# Exercise input:
○ ○ ○
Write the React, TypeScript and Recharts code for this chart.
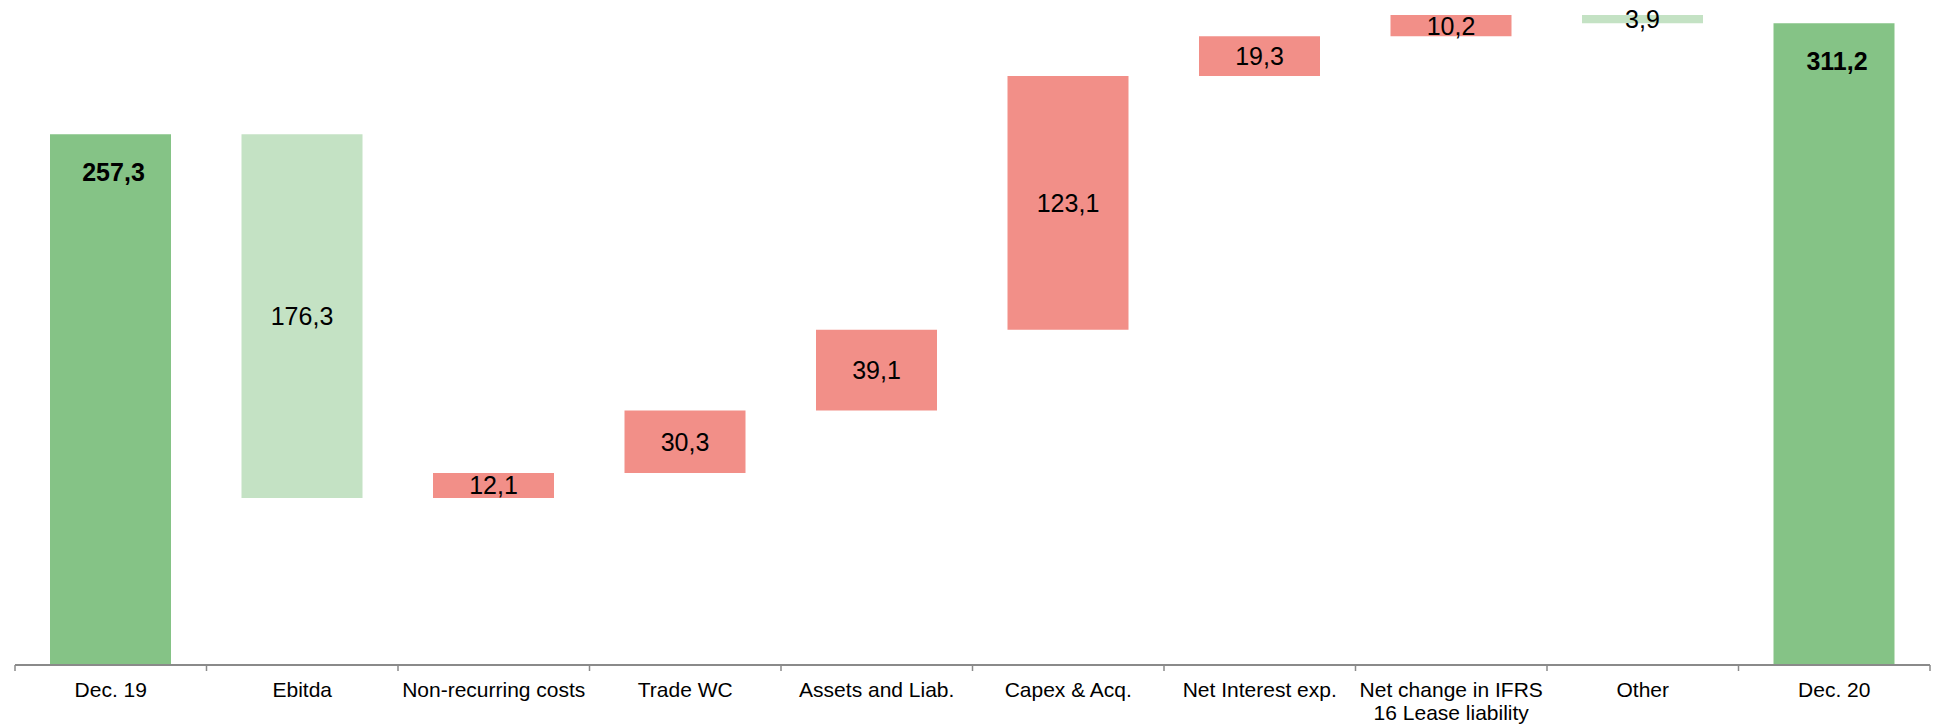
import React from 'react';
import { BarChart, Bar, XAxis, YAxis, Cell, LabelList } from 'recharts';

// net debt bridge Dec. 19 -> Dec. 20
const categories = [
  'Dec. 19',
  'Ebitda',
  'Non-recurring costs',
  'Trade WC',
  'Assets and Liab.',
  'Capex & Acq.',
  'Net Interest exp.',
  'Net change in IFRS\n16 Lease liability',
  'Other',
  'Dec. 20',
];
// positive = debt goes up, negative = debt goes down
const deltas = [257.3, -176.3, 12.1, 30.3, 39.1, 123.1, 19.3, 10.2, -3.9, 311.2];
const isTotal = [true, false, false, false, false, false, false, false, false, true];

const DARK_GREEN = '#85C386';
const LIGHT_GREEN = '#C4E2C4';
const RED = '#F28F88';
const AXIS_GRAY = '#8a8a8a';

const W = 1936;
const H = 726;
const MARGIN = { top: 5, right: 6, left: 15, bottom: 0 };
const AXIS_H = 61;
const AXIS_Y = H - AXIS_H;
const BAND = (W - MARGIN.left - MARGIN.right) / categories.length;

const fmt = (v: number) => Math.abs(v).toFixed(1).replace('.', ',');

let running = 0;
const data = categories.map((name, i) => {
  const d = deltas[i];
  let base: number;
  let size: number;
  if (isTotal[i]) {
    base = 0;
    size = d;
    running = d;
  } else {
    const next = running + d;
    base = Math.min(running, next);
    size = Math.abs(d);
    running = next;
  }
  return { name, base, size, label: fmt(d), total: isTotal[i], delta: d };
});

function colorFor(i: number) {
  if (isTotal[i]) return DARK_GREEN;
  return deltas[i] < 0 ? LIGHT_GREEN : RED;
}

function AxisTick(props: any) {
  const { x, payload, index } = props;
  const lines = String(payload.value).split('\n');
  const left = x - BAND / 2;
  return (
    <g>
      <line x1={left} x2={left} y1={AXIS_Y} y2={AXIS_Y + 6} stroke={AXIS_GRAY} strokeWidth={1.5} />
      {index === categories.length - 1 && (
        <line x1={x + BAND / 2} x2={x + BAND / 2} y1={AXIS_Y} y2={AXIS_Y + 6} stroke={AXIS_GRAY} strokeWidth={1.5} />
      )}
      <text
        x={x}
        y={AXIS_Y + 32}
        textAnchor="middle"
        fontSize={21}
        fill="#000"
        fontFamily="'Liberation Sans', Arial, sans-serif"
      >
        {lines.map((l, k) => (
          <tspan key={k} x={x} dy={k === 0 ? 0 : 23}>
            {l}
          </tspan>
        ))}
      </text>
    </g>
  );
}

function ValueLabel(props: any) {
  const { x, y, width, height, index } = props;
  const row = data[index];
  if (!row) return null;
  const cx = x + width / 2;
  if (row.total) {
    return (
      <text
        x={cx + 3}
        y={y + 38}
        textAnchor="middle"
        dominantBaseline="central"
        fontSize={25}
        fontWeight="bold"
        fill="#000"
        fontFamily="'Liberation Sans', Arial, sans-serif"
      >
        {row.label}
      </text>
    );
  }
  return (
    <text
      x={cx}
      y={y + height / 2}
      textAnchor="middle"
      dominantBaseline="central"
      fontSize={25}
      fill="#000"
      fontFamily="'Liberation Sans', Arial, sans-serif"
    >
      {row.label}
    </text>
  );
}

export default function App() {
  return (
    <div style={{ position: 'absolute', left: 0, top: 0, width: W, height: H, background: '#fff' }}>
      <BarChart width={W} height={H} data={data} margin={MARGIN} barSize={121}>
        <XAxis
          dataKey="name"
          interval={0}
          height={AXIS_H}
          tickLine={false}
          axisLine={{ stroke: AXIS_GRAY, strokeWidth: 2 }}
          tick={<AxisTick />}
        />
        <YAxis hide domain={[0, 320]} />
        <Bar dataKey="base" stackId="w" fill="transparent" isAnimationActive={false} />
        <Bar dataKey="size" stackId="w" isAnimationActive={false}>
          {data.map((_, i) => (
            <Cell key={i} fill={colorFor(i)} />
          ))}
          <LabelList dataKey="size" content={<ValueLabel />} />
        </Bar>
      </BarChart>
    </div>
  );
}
○ ○ ○
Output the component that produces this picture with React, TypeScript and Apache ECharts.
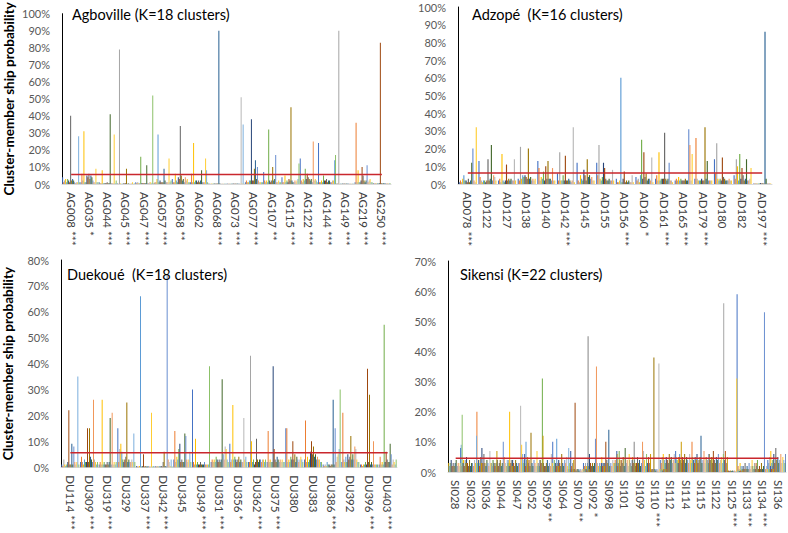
○ ○ ○
# Set task:
Leave the pictures out and copy exactly the lines from the one with "Write the React, TypeScript" to the one with "const AXIS_GRAY = '#8a8a8a';", both included.

# Task output:
Write the React, TypeScript and Recharts code for this chart.
import React from 'react';
import { BarChart, Bar, XAxis, YAxis, Cell, LabelList } from 'recharts';

// net debt bridge Dec. 19 -> Dec. 20
const categories = [
  'Dec. 19',
  'Ebitda',
  'Non-recurring costs',
  'Trade WC',
  'Assets and Liab.',
  'Capex & Acq.',
  'Net Interest exp.',
  'Net change in IFRS\n16 Lease liability',
  'Other',
  'Dec. 20',
];
// positive = debt goes up, negative = debt goes down
const deltas = [257.3, -176.3, 12.1, 30.3, 39.1, 123.1, 19.3, 10.2, -3.9, 311.2];
const isTotal = [true, false, false, false, false, false, false, false, false, true];

const DARK_GREEN = '#85C386';
const LIGHT_GREEN = '#C4E2C4';
const RED = '#F28F88';
const AXIS_GRAY = '#8a8a8a';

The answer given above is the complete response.